## PROBLEM TO SOLVE
Find the number of lines containing the string "this" in the data. Answer with the number by itself.

## DATASET EXCERPTS
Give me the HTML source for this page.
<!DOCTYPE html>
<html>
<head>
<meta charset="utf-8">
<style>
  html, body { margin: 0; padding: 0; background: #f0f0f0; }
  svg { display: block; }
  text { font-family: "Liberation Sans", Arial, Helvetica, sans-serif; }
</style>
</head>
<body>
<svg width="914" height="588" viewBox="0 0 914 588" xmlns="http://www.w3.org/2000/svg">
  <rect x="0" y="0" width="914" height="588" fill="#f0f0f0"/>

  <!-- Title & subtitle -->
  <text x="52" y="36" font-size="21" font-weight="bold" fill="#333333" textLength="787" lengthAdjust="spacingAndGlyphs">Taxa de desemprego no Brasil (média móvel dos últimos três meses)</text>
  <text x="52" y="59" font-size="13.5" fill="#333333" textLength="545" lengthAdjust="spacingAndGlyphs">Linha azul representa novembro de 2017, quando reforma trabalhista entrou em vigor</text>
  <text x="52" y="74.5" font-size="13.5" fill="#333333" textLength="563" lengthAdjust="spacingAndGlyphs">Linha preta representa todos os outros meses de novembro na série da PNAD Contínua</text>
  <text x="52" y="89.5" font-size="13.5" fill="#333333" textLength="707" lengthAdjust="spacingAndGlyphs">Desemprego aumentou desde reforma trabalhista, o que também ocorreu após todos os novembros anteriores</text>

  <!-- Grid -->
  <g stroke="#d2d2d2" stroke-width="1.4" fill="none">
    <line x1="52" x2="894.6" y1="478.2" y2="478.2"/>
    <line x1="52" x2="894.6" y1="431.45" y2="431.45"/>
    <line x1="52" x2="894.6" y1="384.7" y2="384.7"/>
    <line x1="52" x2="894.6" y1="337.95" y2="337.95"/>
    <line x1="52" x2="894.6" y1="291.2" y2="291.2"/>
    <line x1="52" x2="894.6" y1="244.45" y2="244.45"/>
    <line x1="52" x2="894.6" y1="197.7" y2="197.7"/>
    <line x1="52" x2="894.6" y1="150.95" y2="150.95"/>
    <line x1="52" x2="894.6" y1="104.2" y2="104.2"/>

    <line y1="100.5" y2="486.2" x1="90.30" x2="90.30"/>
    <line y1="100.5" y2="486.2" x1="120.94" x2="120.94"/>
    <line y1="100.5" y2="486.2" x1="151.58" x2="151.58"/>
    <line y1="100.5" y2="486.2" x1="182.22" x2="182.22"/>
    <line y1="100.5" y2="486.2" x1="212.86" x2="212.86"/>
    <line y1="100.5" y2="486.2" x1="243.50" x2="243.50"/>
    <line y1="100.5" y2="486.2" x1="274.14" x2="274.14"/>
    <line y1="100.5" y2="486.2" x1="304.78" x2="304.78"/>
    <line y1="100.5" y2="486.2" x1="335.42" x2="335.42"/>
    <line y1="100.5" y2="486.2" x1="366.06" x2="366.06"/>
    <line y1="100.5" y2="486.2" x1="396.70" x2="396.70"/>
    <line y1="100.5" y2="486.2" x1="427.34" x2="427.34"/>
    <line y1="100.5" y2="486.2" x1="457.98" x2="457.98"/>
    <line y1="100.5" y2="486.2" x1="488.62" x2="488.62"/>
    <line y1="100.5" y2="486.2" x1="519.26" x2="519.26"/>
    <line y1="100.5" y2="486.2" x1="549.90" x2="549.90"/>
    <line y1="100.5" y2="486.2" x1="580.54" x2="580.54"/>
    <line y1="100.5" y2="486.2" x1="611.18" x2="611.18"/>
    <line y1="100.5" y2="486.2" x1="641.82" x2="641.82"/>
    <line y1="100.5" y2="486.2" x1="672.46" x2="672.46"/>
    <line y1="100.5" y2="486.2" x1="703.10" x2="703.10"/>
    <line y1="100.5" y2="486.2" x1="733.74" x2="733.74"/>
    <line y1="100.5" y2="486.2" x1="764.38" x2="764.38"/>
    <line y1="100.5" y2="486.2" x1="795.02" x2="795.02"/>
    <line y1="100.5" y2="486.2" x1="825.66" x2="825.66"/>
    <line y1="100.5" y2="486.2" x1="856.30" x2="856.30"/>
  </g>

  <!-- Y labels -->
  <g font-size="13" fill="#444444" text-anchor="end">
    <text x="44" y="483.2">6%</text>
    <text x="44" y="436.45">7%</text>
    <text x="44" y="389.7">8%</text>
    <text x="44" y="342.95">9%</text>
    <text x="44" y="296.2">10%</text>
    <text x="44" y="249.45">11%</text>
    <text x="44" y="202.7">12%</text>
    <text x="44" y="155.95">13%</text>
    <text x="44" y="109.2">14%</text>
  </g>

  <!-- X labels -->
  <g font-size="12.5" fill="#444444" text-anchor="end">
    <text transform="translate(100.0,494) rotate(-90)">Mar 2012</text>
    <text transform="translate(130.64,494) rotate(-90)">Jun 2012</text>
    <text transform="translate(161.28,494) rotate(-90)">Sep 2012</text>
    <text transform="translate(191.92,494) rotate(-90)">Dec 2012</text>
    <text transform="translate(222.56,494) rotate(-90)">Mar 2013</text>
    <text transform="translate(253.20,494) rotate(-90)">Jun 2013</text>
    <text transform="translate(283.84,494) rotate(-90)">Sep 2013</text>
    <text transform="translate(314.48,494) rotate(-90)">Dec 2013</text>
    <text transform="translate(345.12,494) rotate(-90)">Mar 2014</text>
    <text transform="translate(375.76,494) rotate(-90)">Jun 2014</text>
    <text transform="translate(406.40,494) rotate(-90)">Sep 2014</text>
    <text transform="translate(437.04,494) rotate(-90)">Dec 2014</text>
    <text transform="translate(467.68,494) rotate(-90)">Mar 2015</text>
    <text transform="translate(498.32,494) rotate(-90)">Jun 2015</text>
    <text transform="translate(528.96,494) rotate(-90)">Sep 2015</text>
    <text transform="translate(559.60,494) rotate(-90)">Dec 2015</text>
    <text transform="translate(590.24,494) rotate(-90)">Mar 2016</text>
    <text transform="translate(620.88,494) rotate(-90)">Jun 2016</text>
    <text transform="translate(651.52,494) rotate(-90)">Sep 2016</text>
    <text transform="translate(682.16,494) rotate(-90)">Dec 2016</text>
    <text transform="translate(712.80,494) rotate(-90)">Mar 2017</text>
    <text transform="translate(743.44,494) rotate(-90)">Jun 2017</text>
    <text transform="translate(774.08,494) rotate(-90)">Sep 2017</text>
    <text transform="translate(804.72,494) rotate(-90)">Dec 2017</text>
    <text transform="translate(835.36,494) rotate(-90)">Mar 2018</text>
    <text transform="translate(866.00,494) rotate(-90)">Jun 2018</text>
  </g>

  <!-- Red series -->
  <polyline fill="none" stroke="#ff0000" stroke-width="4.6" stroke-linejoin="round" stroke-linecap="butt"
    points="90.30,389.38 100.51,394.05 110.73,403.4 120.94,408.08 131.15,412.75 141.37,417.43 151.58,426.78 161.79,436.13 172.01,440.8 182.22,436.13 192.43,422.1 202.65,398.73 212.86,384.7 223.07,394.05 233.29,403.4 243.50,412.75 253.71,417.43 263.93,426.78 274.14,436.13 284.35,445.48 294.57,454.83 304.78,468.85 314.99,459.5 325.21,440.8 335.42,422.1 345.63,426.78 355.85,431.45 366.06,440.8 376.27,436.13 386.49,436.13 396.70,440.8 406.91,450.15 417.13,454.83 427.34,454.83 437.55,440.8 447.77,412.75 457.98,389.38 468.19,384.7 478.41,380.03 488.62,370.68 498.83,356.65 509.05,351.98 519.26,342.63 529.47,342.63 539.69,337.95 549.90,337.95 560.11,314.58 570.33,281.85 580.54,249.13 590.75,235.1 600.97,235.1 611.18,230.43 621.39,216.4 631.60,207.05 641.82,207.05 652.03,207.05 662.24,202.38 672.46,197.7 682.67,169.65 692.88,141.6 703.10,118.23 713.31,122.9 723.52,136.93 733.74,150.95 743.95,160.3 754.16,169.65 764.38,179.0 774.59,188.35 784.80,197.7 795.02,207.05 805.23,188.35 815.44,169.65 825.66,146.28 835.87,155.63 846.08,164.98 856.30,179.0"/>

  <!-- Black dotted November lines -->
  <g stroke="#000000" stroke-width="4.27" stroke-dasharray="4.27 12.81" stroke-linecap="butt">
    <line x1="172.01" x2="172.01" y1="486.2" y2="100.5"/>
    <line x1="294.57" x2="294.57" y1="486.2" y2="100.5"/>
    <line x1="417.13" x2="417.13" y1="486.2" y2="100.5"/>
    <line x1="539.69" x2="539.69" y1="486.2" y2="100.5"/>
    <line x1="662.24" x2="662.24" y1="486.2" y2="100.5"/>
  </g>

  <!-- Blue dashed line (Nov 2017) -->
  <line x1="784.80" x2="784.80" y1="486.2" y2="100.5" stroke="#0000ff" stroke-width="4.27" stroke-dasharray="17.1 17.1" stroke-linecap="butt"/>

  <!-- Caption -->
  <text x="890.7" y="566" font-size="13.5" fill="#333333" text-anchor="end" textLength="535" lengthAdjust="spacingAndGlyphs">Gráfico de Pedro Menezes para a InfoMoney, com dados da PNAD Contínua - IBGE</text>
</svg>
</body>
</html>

* * *

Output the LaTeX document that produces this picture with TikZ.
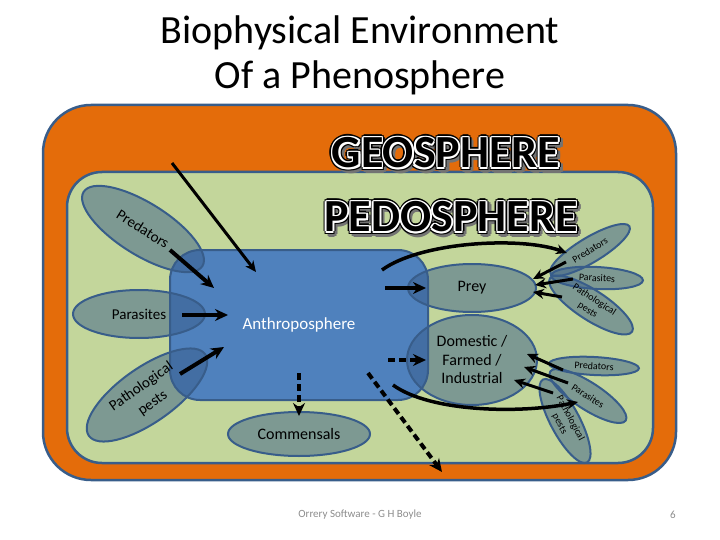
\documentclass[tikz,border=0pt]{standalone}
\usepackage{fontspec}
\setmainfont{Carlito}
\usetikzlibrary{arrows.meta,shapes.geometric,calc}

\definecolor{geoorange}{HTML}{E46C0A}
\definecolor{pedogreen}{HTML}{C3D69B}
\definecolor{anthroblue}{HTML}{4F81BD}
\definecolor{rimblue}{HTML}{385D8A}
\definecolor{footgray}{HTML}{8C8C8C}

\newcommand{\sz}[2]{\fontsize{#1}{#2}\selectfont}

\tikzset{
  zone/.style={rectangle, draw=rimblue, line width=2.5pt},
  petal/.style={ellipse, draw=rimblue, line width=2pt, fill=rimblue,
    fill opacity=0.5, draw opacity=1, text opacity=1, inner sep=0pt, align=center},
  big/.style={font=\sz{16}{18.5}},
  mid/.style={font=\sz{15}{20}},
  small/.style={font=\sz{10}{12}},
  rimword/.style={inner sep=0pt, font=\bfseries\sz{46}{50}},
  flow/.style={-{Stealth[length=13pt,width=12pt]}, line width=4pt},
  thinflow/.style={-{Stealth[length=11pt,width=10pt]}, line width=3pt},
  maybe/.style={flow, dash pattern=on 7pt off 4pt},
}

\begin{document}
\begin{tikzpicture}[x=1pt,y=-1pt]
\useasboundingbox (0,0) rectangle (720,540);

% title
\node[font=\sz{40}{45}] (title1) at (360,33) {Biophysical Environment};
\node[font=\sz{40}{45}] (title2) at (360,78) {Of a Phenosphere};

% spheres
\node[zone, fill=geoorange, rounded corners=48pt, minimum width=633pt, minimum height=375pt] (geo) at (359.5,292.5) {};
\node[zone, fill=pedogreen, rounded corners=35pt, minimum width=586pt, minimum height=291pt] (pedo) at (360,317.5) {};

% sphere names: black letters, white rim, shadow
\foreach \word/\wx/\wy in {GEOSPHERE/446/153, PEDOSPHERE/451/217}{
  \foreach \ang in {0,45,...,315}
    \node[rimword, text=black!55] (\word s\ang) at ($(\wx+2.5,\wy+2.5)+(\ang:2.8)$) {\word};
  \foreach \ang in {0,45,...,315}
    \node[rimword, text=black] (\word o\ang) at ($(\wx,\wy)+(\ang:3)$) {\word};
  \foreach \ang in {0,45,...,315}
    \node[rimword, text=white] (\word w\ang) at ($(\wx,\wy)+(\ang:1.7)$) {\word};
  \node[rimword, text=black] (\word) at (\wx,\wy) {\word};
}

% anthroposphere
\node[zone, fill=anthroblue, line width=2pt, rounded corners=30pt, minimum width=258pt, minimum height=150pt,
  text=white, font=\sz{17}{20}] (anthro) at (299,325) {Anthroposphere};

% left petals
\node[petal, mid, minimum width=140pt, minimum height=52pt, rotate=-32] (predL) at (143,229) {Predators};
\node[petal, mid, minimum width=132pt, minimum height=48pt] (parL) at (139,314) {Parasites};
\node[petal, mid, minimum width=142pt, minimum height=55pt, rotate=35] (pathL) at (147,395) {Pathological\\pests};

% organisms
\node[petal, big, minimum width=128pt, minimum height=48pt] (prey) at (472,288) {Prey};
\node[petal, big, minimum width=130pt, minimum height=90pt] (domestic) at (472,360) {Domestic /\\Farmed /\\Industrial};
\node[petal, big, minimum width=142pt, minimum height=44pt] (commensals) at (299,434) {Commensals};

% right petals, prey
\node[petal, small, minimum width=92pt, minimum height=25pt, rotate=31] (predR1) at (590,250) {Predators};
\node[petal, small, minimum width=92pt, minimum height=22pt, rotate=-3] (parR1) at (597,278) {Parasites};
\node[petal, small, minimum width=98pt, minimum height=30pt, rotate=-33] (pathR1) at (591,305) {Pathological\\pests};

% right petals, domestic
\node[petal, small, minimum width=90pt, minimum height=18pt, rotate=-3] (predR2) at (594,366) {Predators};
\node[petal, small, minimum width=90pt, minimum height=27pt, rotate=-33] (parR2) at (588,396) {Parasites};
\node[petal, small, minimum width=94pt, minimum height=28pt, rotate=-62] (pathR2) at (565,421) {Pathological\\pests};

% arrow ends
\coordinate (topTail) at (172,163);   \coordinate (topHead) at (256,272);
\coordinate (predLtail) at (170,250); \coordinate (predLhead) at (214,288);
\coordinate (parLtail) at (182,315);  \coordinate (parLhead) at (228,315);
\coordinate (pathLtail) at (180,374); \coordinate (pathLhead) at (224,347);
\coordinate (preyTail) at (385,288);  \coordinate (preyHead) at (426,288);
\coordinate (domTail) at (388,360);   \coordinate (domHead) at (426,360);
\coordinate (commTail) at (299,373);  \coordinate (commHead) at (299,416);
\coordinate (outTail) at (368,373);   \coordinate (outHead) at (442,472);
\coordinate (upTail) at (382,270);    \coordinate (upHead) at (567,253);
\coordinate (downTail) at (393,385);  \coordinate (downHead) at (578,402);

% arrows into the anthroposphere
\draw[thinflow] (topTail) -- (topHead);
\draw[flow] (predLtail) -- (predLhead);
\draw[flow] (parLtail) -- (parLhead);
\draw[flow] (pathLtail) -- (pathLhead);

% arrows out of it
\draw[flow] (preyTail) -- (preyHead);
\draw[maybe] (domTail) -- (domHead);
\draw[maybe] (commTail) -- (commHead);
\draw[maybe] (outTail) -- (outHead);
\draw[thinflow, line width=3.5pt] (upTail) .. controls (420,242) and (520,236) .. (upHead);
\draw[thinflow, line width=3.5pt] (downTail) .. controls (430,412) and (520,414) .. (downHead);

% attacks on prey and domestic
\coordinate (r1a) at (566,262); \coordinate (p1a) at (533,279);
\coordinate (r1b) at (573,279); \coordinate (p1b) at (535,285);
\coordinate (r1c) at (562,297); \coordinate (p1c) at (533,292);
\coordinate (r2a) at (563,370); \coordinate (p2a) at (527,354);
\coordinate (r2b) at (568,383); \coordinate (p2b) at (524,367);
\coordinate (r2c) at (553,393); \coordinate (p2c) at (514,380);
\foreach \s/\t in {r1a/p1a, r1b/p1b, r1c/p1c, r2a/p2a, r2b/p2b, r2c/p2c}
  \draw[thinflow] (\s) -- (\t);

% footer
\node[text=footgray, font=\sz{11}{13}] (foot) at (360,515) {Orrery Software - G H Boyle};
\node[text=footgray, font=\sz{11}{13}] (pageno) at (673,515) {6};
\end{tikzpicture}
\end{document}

---

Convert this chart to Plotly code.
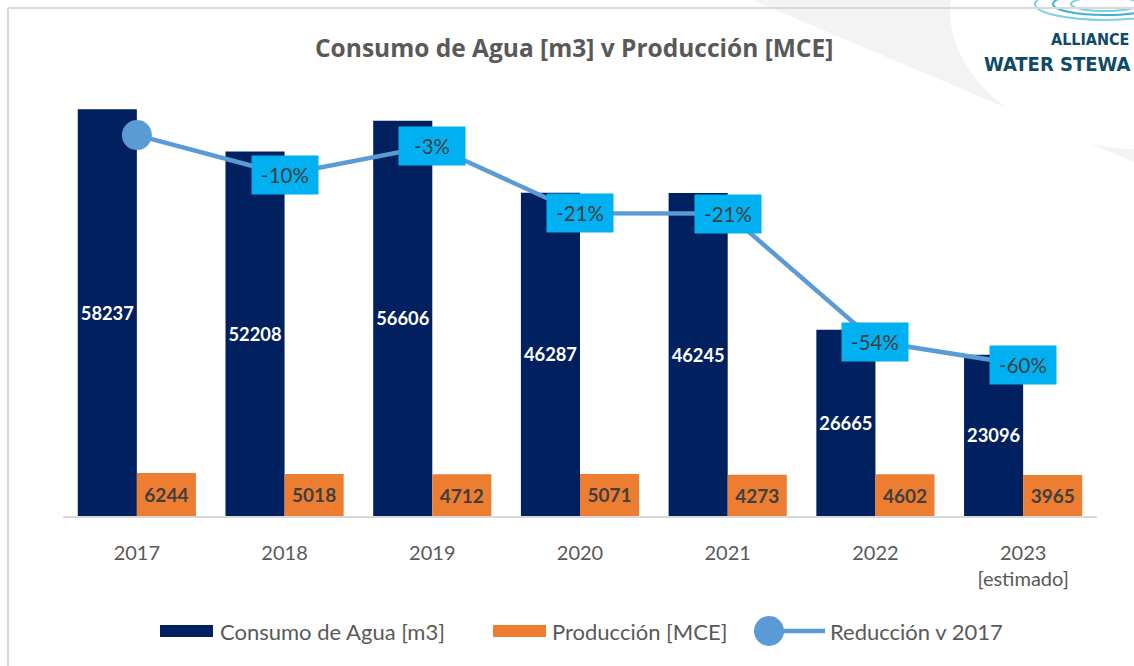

## ANSWER TO THE TASK
3